Wednesday, July 3, 2013

Place For You (part 1 of 2)

Then when the Lord your God brings you to the land He promised your ancestors Abraham, Isaac, and Jacob to give you---a land with large, fine cities you did not build – Deuteronomy 6:10  (NET)

As Israel is on the verge of entering into their long-awaited land of promise, finally doing so after a reported forty long years of “wandering” in the wilderness, Moses speaks to the covenant people and reminds them of their God’s demonstrations of faithfulness to His covenant that had been delivered to Abraham, and extended to Isaac and Jacob.  Along with that, he reminds them of the covenant that their Creator God had made with His people forty years prior, at Mount Sinai, which had as its basis the statement that “The Lord is our God, the Lord is one!  You must love the Lord your God with your whole mind, your whole being, and all your strength” (6:4-5). 

In His faithfulness, which was always presumed to be due to His love for His people and for His creation (this love of the whole of the creation must always be kept in sight), Moses tells the people that not only was their God going to be bringing them into a land of promise, but He was also informing them, through Moses, that He was going to be providing for them in super-abundance, doing more than they would have asked or thought.  The Creator God of Israel was going to deliver to His people “large, fine cities” which they “did not build” (6:10b). 

As the narrative suggests that the Creator God continued to speak through His servant Moses, His people were informed that the cities would consist of “houses filled with choice things you did not accumulate, hewn out cisterns you did not dig, and vineyards and olive groves you did not plant” (6:11a).  The covenant God told His people that from these things, they would “eat your fill” (6:11b).  Of course, it is worth considering that with the super-abundance of blessings that were being bestowed upon them, would also come a temptation to forget the One that is always to be recognized and remembered as the one who brought them into the place of blessed promise. 

After speaking of the good things that were going to be coming their way, due to their God’s faithfulness to them and in accordance with His purposes for them, the people of Israel receive a reminder of that very faithfulness, with an exhortation to their own required faithfulness to the covenant.  Moses warns the people, saying “be careful not to forget the Lord Who brought you out of Egypt, that place of slavery” (6:12). 

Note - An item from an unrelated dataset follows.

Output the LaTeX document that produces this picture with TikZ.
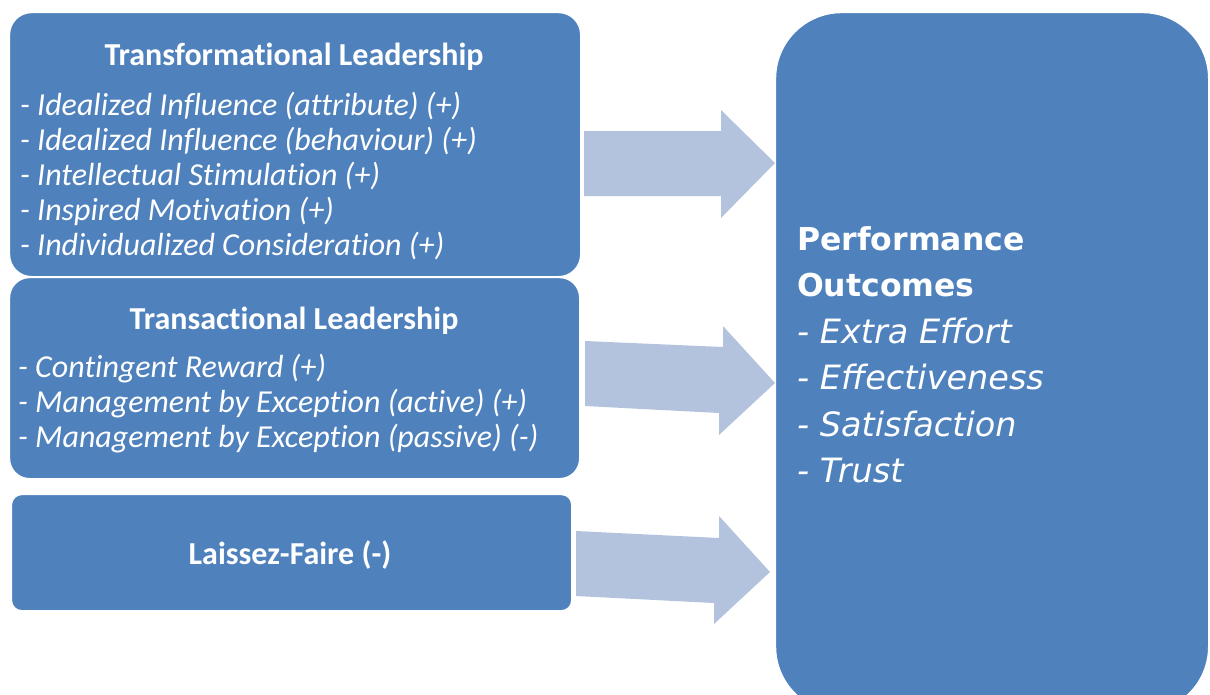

In this passage that is undergirded by an overt implication of their God’s sovereign faithfulness, as He demonstrates His power to fulfill His promises, observers come to learn about a place that the Creator God has prepared for His people.  When considered alongside the whole of the Scriptural narrative and according to its movement to a determined and specific end, these events beg to be understood according to the context that Israel’s God was taking His covenant people into that place which represented the very first part of His creation that He intended to be redeemed and restored. 


As preparation of that place is considered, the thoughts of the modern reader of Scripture should be quickened to the words of Jesus that are to be found find in the Gospel of John.  In the fourteenth chapter of that Gospel, Jesus can be heard to say “There are many dwelling places in My Father’s house” (14:2a).  As it was for Israel, so it was for Jesus’ disciples, who, in their representative grouping of twelve, are to be understood as a microcosm of Israel---a re-formulated example of the covenant people in miniature.